高量子效率InAs/GaSb II类超晶格谐振腔长波红外探测器研究

Because of its excellent infrared detecting properties, InAs/GaSb type II superlattice infrared detector becomes a research hotspot around the world. Especially, long wavelength large area focal plane arrays become critical components in our country. Facing to the relative low quantum efficiency problem of type II superlattice infrared detector, considering the internal and external quantum efficiency, we create a resonant cavity enhanced InAs/GaSb type II superlattice infrared detector structure which is commonly used in semiconductor lasers. To improve the external quantum efficiency of InAs/GaSb type II superlattice infrared detectors, we will simulate the optical structure of superlattice resonant cavity, analyze the surface reflection inhibition mechanism of resonant cavity structure and design a resonant cavity structure working by which the surface reflectance of superlattice detectors will reduce to zero. To improve the internal quantum efficiency, we will deeply study the intrinsic relationship between the absorption region thickness and diffusion length of the superlattice resonant cavity, solve the key problem of how diffusion length limits the device quantum efficiency, and design a resonant cavity structure by which the quantum efficiency can break through the diffusion length limits. Combining with the superlattice energy band design, we will introduce the dark current suppression sturcture in the resonant cavity structure including electronic and hole barrier. We will design and prepare a 12.5 micron working wavelength superlattice resonant cavity detector and finally achieve a high quantum efficiency.
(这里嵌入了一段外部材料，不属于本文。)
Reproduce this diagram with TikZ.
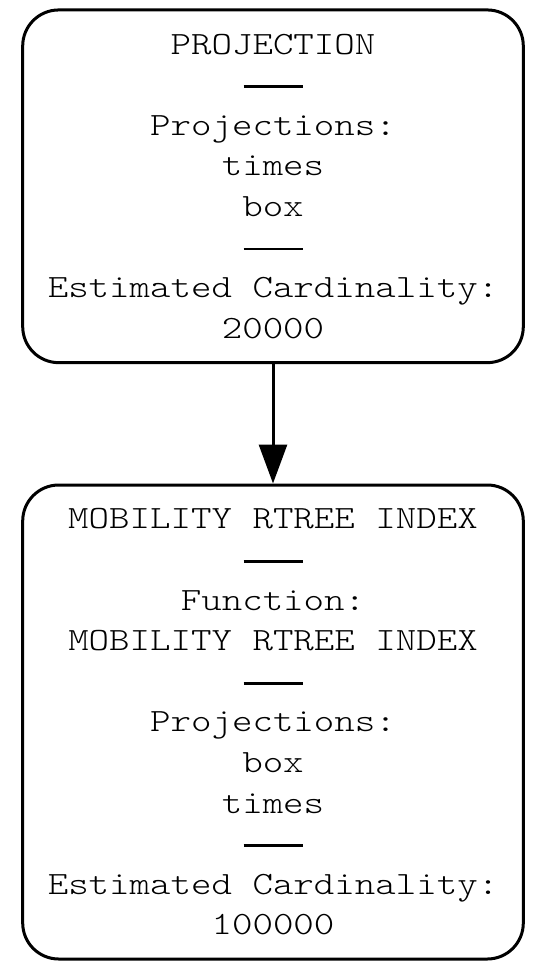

InAs/GaSb II类超晶格以其优异的红外探测性能，近年来国内外研究的一个热点。尤其是长波大面阵的超晶格探测器更是目前国家迫切需求的关键核心元器件。本项目针对超晶格探测器量子效率欠佳的关键问题，从内外量子效率两个角度同时出发，借鉴激光器中常用的谐振腔结构，创造性地提出了高量子效率InAs/GaSb II类超晶格谐振腔吸收增强型探测器研究方案。对超晶格谐振腔的光学结构进行模拟计算，分析谐振腔结构对超晶格探测器表面反射抑制机理，设计在工作波段表面零反射的超晶格谐振腔器件结构，实现器件外量子效率的提升；对超晶格谐振腔吸收区厚度与扩散长度的深入研究，解决扩散长度限制器件量子效率的关键问题，设计突破扩散长度限制的谐振腔超晶格探测器结构，提升器件的内量子效率。最后结合超晶格能带设计，在谐振腔中引入电子势垒和空穴势垒作为暗电流抑制结构。研制出工作中心波长为12.5微米的高量子效率超晶格谐振腔探测器。

本研究针对超晶格红外探测器中量子效率较低的问题展开。从探测器外量子效率和内量子效率两个方面展开了研究。本研究将半导体激光器常用的谐振腔结构引入到超晶格红外探测器中。为了提升超晶格探测器的外量子效率，本研究设计了谐振腔结构的超晶格探测器，在谐振腔镜面反射的作用下，使得器件在工作波长处探测器内光子到外部的反射率降到零，从而提升该波长处探测器的量子效率。为了提升超晶格探测器的内量子效率，研究了吸收区厚度与探测器少子扩散长度的关系，通过谐振腔的共振效应突破了吸收区厚度对量子效应的限制。模拟并分析了超晶格吸收区各项参数对器件光谱响应的影响，获得了间接测试吸收区材料折射率和吸收系数的方法。在谐振腔长波器件能带中引入了电子势垒和空穴势垒，以抑制长波探测器的暗电流。开发了针对GaSb衬底的剥离技术。成功研制出了波长为12微米的长波谐振腔结构探测器。其在8μm处量子效率为67.9%，在10μm处量子效率为51.3%。谐振腔结构被作为一个高量子效率的探测器结构被应用于长波探测器研制当中。最后，利用该结构研制出了长波焦平面探测器。